Образ военного времени, в котором прошло мое детство, всегда присутствовал в жизни страны (только на поколении моих детей он сказывается уже меньше). Но Запад глубоко заблуждался, видя в этом угрозу. За всю жизнь не видел я ни в ком воинственности и поэтизации военных действий. Более того, много родных и близких возвращалось с фронта, много и потом переговорено с фронтовиками. Сейчас я с удивлением вспоминаю: ни один из них ничего не рассказал о своих победных приключениях. Рассказывали, кто со смехом, кто с горечью, о том, как били нас . Никто ни разу не ответил на глупый детский вопрос: “А ты убил немца?”. Поразительно, как во всех слоях многонационального народа, который представлялся атеистическим, обезбоженным (выражение перестройки), строго соблюдалось негласное, никем явно не предписанное табу.
Так что война осветила мою жизнь, как и жизнь все-таки подавляющего большинства населения, не выстрелами и ужасами зрелища смерти, а особым всеобщим душевным состоянием. Оно не появилось в результате войны, оно ею лишь проявилось. Вспоминается, что сказал Дмитрий Иванович Менделеев, наш великий ученый и мыслитель (его считали реакционером и вульгарные марксисты, и нынешние либеральные демократы: первые за то, что он предложил программу развития русского капитализма , а вторые — за то, что он предложил программу развития русского капитализма). Он говорил о том, как много значит для России “быт военного времени”. Но ведь она не по своей воле, но живет этим бытом уже тысячу лет. Когда я бываю на Западе, разговариваю с друзьями, я вижу, что они и отдаленно не представляют, что это такое. Теперь такое же точно непонимание я вижу у молодых демократов.
“Зачем?” — удивляются они. — “Да пусть бы нас кто-нибудь завоевал!”. Вот любимый анекдот гуманитарной интеллигенции.
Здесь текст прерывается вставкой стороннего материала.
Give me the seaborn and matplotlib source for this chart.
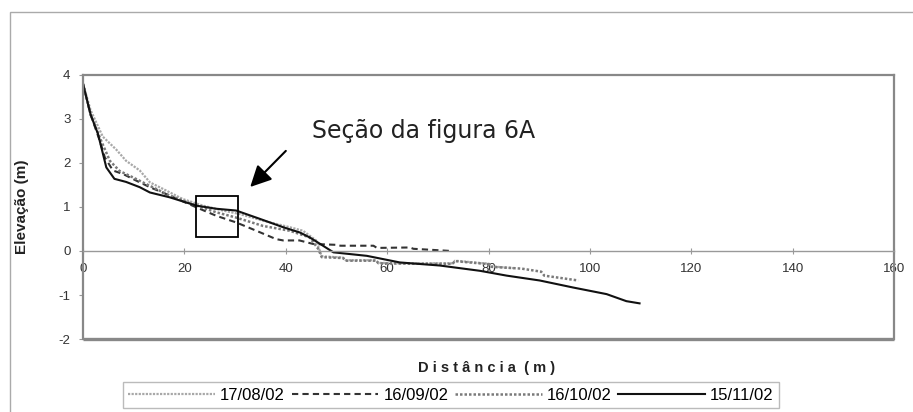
import pandas as pd
import numpy as np
import matplotlib.pyplot as plt
import seaborn as sns
from matplotlib.patches import Rectangle

# perfis de praia (distancia x elevacao)
x_1708 = [0, 1.5, 3.9, 6.6, 8.5, 11.2, 13.2, 15.8, 19.7, 23.7, 27.6, 30.9, 35.5, 40.8, 43.4, 46.0, 47.1,
          51.3, 51.8, 57.8, 58.3, 65.0, 72.9, 73.4, 80.1, 80.6, 85.0]
y_1708 = [3.8, 3.2, 2.6, 2.3, 2.05, 1.83, 1.56, 1.41, 1.18, 1.03, 0.92, 0.84, 0.69, 0.54, 0.46, 0.24, -0.12,
          -0.15, -0.21, -0.21, -0.27, -0.28, -0.28, -0.22, -0.29, -0.35, -0.39]

x_1609 = [0, 1.5, 3.3, 4.3, 5.9, 7.9, 10.5, 13.2, 17.1, 22.4, 26.3, 30.2, 34.2, 38.1, 39.5, 42.7, 45.4,
          50.0, 50.8, 57.3, 58.0, 64.5, 65.2, 72.7]
y_1609 = [3.8, 3.1, 2.51, 2.13, 1.83, 1.75, 1.60, 1.45, 1.26, 0.99, 0.80, 0.65, 0.46, 0.27, 0.24, 0.24, 0.16,
          0.14, 0.12, 0.12, 0.07, 0.08, 0.05, 0.0]

x_1610 = [0, 1.5, 3.6, 5.3, 7.2, 9.9, 13.2, 17.1, 22.4, 26.3, 30.2, 35.5, 40.8, 44.7, 46.4, 47.1, 51.3,
          51.8, 57.8, 58.3, 65.0, 72.9, 73.4, 80.1, 80.6, 86.5, 90.4, 91.0, 97.7]
y_1610 = [3.8, 3.1, 2.5, 2.05, 1.82, 1.67, 1.48, 1.26, 1.03, 0.88, 0.76, 0.57, 0.46, 0.31, 0.05, -0.14, -0.16,
          -0.22, -0.22, -0.28, -0.29, -0.29, -0.23, -0.30, -0.36, -0.40, -0.47, -0.56, -0.67]

x_1511 = [0, 1.5, 2.96, 4.6, 6.2, 8.5, 11.2, 13.2, 17.1, 22.4, 26.3, 30.2, 34.9, 39.5, 42.8, 44.7, 46.8,
          49.4, 56.0, 62.5, 70.4, 78.3, 83.6, 90.1, 96.7, 103.3, 107.2, 109.8]
y_1511 = [3.8, 3.1, 2.66, 1.9, 1.64, 1.57, 1.45, 1.33, 1.22, 1.03, 0.96, 0.92, 0.73, 0.54, 0.42, 0.31, 0.16,
          -0.03, -0.11, -0.26, -0.33, -0.45, -0.56, -0.67, -0.83, -0.98, -1.14, -1.19]

datas = ['17/08/02', '16/09/02', '16/10/02', '15/11/02']
xs = [x_1708, x_1609, x_1610, x_1511]
ys = [y_1708, y_1609, y_1610, y_1511]
cores = ['#a8a8a8', '#333333', '#7a7a7a', '#111111']
estilos = [(0, (1, 0.6)), (0, (3, 2)), (0, (1, 0.8)), '-']
larguras = [1.6, 1.5, 1.8, 1.5]

plt.rcParams['font.family'] = ['Liberation Sans', 'DejaVu Sans']
plt.rcParams['axes.unicode_minus'] = False

fig = plt.figure(figsize=(9.13, 4.12), dpi=100)
ax = fig.add_axes([83 / 913, 1 - 339 / 412, (894 - 83) / 913, (339 - 75) / 412])

for d, x, y, c, ls, lw in zip(datas, xs, ys, cores, estilos, larguras):
    df = pd.DataFrame({'dist': x, 'elev': y})
    sns.lineplot(data=df, x='dist', y='elev', ax=ax, color=c, linestyle=ls, lw=lw,
                 sort=False, estimator=None, label=d, legend=False)

ax.set_xlim(0, 160)
ax.set_ylim(-2, 4)
ax.set_xticks(range(0, 161, 20))
ax.set_yticks(range(-2, 5))
ax.set_xlabel('')
ax.set_ylabel('')

# eixo x cruzando em y = 0 (estilo Excel)
ax.spines['bottom'].set_position(('data', 0))
ax.spines['bottom'].set_color('#999999')
ax.spines['bottom'].set_linewidth(1.0)
for s in ['left', 'top', 'right']:
    ax.spines[s].set_color('#888888')
    ax.spines[s].set_linewidth(1.6)
ax.plot([0, 160], [-2, -2], color='#888888', lw=2.4, clip_on=False, solid_capstyle='butt')
ax.tick_params(axis='x', direction='inout', length=4, width=0.8, color='#999999',
               labelsize=9.5, labelcolor='#333333', pad=7)
ax.tick_params(axis='y', direction='out', length=3, width=0.8, color='#999999',
               labelsize=9.5, labelcolor='#333333', pad=6)

# secao destacada + seta
ax.add_patch(Rectangle((22.3, 0.32), 8.3, 0.93, fill=False, ec='black', lw=1.3, zorder=5))
ax.annotate('', xy=(32.6, 1.41), xytext=(40.4, 2.32),
            arrowprops=dict(arrowstyle='-|>', mutation_scale=32, lw=1.5, color='black'))
fig.text(312 / 913, 1 - 138 / 412, 'Seção da figura 6A', fontsize=17, color='#222222',
         family=['DejaVu Sans'], va='baseline', ha='left')

fig.text(22 / 913, 0.5 * (2 - (75 + 339) / 412), 'Elevação (m)', rotation=90, fontsize=11,
         fontweight='bold', va='center', ha='center', color='#222222')
fig.text(487 / 913, 1 - 368 / 412, 'D i s t â n c i a  ( m )', fontsize=10.5, fontweight='bold',
         va='center', ha='center', color='#222222')

# moldura externa
fig.patches.append(Rectangle((10 / 913, -0.2), 1.2, 1.2 - 12 / 412, transform=fig.transFigure,
                             fill=False, ec='#aaaaaa', lw=1.0))

leg = fig.legend(handles=ax.get_lines()[:4], labels=datas, loc='center', ncol=4,
                 bbox_to_anchor=(451 / 913, 1 - 395 / 412), fontsize=12, handlelength=5.2,
                 handletextpad=0.3, columnspacing=0.4, frameon=True, fancybox=False,
                 borderpad=0.35, edgecolor='#aaaaaa')
leg.get_frame().set_linewidth(1.0)

fig.savefig('out.png', dpi=100)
Подходит ветеран-инвалид к пивному ларьку (дело было в начале перестройки, и пиво в СССР еще производилось). Спрашивает у ожидающих: какое пиво завезли? А ему в ответ: “Ты, дед, хорошо на фронте воевал?”. “Хорошо”, — говорит и показывает медали. “Ну и дурак! Если бы похуже воевал, сейчас бы мы баварское пиво пили”. Рассказывал это в Мюнхене известный философ и мой коллега Вадим Рабинович и весело смеялся (при этом русских сейчас принято называть фашистами, ибо они недостаточно часто вспоминают о погибших в нацистских лагерях евреях). А известный писатель-эмигрант пишет из Иерусалима: русские думали, что воюют за правое дело, а дело-то оказалось неправое! Но это все, конечно, несущественно — ведь не ради похвалы Рабиновича воевали русские с Гитлером, и папу или дядю его спасали от нацистов совершенно независимо от того, как они через сорок лет будут это оценивать. Это — их проблемы (да, скорее всего, миллионы евреев так и не думают, просто при нынешней конъюнктуре они считают за лучшее помалкивать).